Evet, elbette biz de istemezdik ama tepeden tırnağa her şey dolarla, o yüzden dolarla işimiz var. "İşimiz var mı?" gibi bir soru sormak yerine, dolara yapısal bağımlılığı koparmak lazım. Dolarla bağlantısı olmayan, işçinin, esnafın, çiftçinin alın teri; memurun, emeklinin dul ve yetim aylıkları. Ha, şunu düşünüyorsanız, dolar artar, ihracat artar, ithalat düşer, talep azalır, enflasyon düşer diye bir beklenti içindeyseniz ben de size diyorum ki: "Göle su gelinceye kadar kurbağanın canı çıkar.”

“ANLAŞILDI, SİZİN KADROLARINIZ BU İŞİ BECEREMEYECEK"

Bakın, AK PARTİ'li kıymetli milletvekilleri, AK PARTİ'nin kadroları; bu ülke hepimizin, biz de bu yüce Türk milletinin bir ferdiyiz, aynı topraklarda yaşıyoruz; aynı sancıları, aynı acıları hissediyoruz; aynı sevinçleri, aynı mutlulukları yaşıyoruz.

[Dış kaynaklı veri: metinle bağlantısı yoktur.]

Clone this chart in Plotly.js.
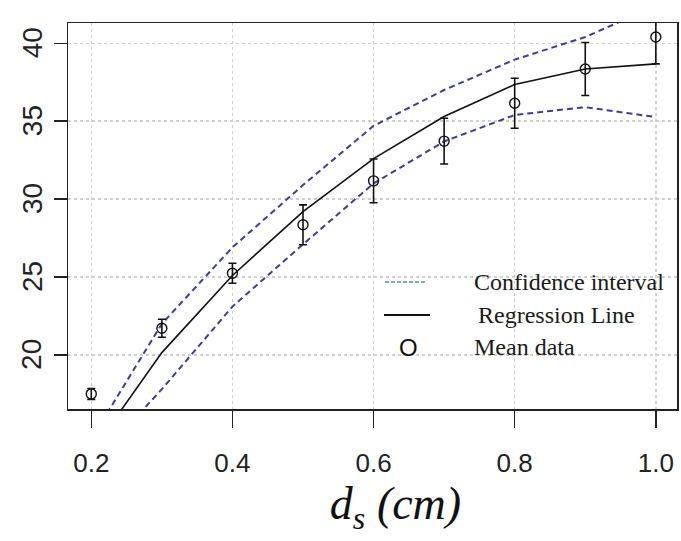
<!DOCTYPE html>
<html>
<head>
<meta charset="utf-8">
<script src="https://cdn.plot.ly/plotly-3.0.1.min.js"></script>
<style>
html,body{margin:0;padding:0;background:#fff;}
#chart{width:681px;height:541px;}
</style>
</head>
<body>
<div id="chart"></div>
<script>
// Data
var xs = [0.2, 0.3, 0.4, 0.5, 0.6, 0.7, 0.8, 0.9, 1.0];
var meanY = [17.5, 21.71, 25.24, 28.35, 31.17, 33.72, 36.15, 38.35, 40.4];
var errY = [0.35, 0.58, 0.64, 1.28, 1.4, 1.47, 1.6, 1.7, 1.72];
var regY = [13.75, 20.15, 25.1, 29.2, 32.6, 35.3, 37.35, 38.35, 38.68];
var upperY = [14.6, 22.0, 26.9, 30.9, 34.7, 37.0, 38.95, 40.4, 42.4];
var lowerY = [12.9, 17.8, 23.1, 27.1, 31.0, 33.7, 35.4, 35.9, 35.26];
var xTicks = [0.2, 0.4, 0.6, 0.8, 1.0];
var xTickText = ["0.2", "0.4", "0.6", "0.8", "1.0"];
var yTicks = [20, 25, 30, 35, 40];
var yTickText = ["20", "25", "30", "35", "40"];
var legendNames = ["Confidence interval", "Regression Line", "Mean data"];

var ciColor = "#3c3c9c";

var traces = [
  {x: xs, y: upperY, mode: "lines", name: legendNames[0],
   line: {color: ciColor, width: 2, dash: "6px,4px"}, showlegend: false},
  {x: xs, y: lowerY, mode: "lines", name: legendNames[0],
   line: {color: ciColor, width: 2, dash: "6px,4px"}, showlegend: false},
  {x: xs, y: regY, mode: "lines", name: legendNames[1],
   line: {color: "#111", width: 1.6}, showlegend: false},
  {x: xs, y: meanY, mode: "markers", name: legendNames[2],
   marker: {symbol: "circle-open", size: 10, color: "#111", line: {width: 1.4, color: "#111"}},
   error_y: {type: "data", array: errY, visible: true, color: "#111", thickness: 1.6, width: 4},
   showlegend: false, cliponaxis: true}
];

function px2x(p){ return (p - 68) / 609; }
function px2y(p){ return (409 - p) / 386; }

var legFont = {family: "Liberation Serif, Times New Roman, serif", size: 24, color: "#1a1a1a"};

// Rotated y tick labels (R style, reading bottom-to-top) placed at the y-axis tick values
var yLabelAnns = yTicks.map(function(v, i){
  return {xref: "paper", yref: "y", x: px2x(32), y: v, xanchor: "center", yanchor: "middle",
          text: yTickText[i], textangle: -90, showarrow: false,
          font: {family: "Liberation Sans, Arial, sans-serif", size: 28, color: "#222"}};
});

var layout = {
  width: 681, height: 541,
  margin: {l: 68, r: 4, t: 23, b: 132, pad: 0},
  paper_bgcolor: "#fff", plot_bgcolor: "#fff",
  showlegend: false,
  xaxis: {
    range: [0.167, 1.030],
    tickvals: xTicks, ticktext: xTickText,
    ticks: "outside", ticklen: 17, tickwidth: 1.5, tickcolor: "#222",
    ticklabelstandoff: 13,
    tickfont: {family: "Liberation Sans Narrow, Arial Narrow, Liberation Sans, Arial, sans-serif", size: 26, color: "#222"},
    showline: true, linecolor: "#222", linewidth: 1.5, mirror: true,
    showgrid: true, gridcolor: "#cfcfcf", gridwidth: 1.5, griddash: "dot",
    zeroline: false, automargin: false,
    title: {text: "&nbsp;&nbsp;&nbsp;&nbsp;<i>d<sub>s</sub> (cm)</i>",
            font: {family: "Liberation Serif, Times New Roman, serif", size: 46, color: "#111"},
            standoff: 10}
  },
  yaxis: {
    range: [16.53, 41.3],
    tickmode: "array", tickvals: yTicks, ticktext: yTickText,
    showticklabels: false,
    ticks: "outside", ticklen: 13, tickwidth: 1.5, tickcolor: "#222",
    showline: true, linecolor: "#222", linewidth: 1.5, mirror: true,
    showgrid: true, gridcolor: "#cfcfcf", gridwidth: 1.5, griddash: "dot",
    zeroline: false, automargin: false
  },
  shapes: [
    {type: "line", xref: "paper", yref: "paper", x0: px2x(385), x1: px2x(427), y0: px2y(282), y1: px2y(282),
     line: {color: "#5a86c0", width: 1.5, dash: "4px,2px"}},
    {type: "line", xref: "paper", yref: "paper", x0: px2x(384), x1: px2x(430), y0: px2y(315), y1: px2y(315),
     line: {color: "#111", width: 2}}
  ],
  annotations: yLabelAnns.concat([
    {xref: "paper", yref: "paper", x: px2x(472), y: px2y(282), xanchor: "left", yanchor: "middle",
     text: legendNames[0], showarrow: false, font: legFont},
    {xref: "paper", yref: "paper", x: px2x(476), y: px2y(315), xanchor: "left", yanchor: "middle",
     text: legendNames[1], showarrow: false, font: legFont},
    {xref: "paper", yref: "paper", x: px2x(408), y: px2y(347), xanchor: "center", yanchor: "middle",
     text: "O", showarrow: false, font: {family: "Liberation Sans, Arial, sans-serif", size: 24, color: "#111"}},
    {xref: "paper", yref: "paper", x: px2x(472), y: px2y(347), xanchor: "left", yanchor: "middle",
     text: legendNames[2], showarrow: false, font: legFont}
  ])
};

Plotly.newPlot("chart", traces, layout, {displayModeBar: false, staticPlot: true});
</script>
</body>
</html>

Biz, devlet güçlü, millet tok ve mutlu olsun istiyoruz; çocuklar yatağa aç girmesin istiyoruz; eşinin, çocuklarının karşısında yoksulluğun verdiği mahcubiyetle babaların başının öne eğilmesini istemiyoruz. Belli ki son yıllardaki kadrolarınız bu sorunların üstesinden gelecek bilgi, birikim ve liyakatten yoksunlar. Keşke Sayın Genel Başkanımız Meral Akşener teklif ettiği zaman "memleket masası" etrafından toplanabilseydiniz, gelmekte olan bu krizin çarelerini hep birlikte ortaya koysaydınız. Anlaşıldı, sizin kadrolarınız bu işi beceremeyecek.

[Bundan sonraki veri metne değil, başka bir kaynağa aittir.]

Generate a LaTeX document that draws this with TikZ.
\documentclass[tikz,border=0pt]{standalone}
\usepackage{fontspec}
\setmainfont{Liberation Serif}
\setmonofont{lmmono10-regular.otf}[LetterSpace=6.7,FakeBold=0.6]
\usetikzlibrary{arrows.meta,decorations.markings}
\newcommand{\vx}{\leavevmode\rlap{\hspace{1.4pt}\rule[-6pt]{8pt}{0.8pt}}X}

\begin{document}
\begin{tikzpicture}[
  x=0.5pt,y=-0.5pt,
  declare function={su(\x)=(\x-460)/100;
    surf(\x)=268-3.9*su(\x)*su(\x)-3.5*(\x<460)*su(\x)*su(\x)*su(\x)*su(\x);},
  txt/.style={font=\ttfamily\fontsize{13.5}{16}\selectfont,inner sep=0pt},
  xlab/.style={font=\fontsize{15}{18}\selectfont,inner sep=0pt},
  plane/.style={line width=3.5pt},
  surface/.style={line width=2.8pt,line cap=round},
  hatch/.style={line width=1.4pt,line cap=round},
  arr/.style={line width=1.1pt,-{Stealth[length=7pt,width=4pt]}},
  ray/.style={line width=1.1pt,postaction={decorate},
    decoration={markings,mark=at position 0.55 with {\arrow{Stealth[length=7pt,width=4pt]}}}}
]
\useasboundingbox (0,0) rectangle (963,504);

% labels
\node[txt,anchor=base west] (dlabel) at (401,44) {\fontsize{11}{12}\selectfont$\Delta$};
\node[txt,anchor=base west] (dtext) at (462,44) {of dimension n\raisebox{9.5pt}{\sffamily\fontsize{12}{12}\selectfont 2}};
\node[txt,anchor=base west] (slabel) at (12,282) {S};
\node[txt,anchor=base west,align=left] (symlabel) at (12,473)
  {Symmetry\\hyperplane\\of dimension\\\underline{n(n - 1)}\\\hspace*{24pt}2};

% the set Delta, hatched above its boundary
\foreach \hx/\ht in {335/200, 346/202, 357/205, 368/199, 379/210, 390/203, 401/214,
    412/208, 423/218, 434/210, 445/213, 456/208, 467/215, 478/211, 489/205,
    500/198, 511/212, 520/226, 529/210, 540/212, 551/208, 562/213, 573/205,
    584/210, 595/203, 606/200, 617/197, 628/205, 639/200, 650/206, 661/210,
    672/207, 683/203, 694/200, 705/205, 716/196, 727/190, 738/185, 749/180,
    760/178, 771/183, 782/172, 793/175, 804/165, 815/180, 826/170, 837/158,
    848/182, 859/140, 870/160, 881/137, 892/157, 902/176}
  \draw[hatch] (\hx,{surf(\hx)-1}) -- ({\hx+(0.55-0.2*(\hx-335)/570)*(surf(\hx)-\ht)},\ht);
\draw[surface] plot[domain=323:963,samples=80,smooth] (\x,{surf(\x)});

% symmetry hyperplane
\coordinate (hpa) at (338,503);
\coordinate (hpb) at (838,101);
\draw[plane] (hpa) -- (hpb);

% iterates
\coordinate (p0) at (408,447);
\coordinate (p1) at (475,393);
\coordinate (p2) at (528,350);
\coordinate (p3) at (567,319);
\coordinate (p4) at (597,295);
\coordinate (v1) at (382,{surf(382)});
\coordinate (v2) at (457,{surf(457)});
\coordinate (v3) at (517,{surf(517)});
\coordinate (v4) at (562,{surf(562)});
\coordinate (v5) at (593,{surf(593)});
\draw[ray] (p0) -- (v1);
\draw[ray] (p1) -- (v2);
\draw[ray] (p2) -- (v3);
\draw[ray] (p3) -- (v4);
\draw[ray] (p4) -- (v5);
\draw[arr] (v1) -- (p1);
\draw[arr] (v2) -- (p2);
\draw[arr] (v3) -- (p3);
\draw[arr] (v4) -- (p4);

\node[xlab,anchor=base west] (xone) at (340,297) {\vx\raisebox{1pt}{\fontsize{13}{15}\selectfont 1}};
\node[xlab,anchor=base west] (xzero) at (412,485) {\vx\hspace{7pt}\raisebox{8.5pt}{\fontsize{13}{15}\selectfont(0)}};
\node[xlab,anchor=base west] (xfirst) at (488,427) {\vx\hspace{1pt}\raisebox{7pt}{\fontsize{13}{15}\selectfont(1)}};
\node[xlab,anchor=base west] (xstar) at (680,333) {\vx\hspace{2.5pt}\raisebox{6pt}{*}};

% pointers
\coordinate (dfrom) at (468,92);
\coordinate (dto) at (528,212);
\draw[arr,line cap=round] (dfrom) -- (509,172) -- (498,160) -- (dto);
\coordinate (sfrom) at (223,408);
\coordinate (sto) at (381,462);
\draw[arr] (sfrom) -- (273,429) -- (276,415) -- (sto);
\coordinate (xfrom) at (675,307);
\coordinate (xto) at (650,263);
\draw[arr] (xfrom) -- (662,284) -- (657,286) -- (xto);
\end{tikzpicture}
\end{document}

“VATANDAŞIMIZIN KEMERİNDE SIKILACAK DELİK, ELİNDE AVUCUNDA SATILACAK BİR ŞEYİ KALMADI"

Gelin, bu devlet için, millet için, geleceğimiz için gurur ve kibir meselesi yapmadan, İYİ Partinin tecrübesinden, becerisinden, üst düzeyde liyakatli ekonomi kadrolarının ortaya koyduğu çözüm yollarından faydalanın; gerekirse diğer siyasi partilerdeki değerli kadrolarla bir araya gelin, bu sorunu çözün. Vatandaşımızın artık kemerinde sıkacak delik, elinde avucunda satacak bir şey kalmadı. Yoksa, AK PARTİ'yle gönül bağını çözen Türk milleti bu bağı, yapılacak ilk seçimde kökünden, bir daha bağlamamak kaydıyla koparacaktır diyorum.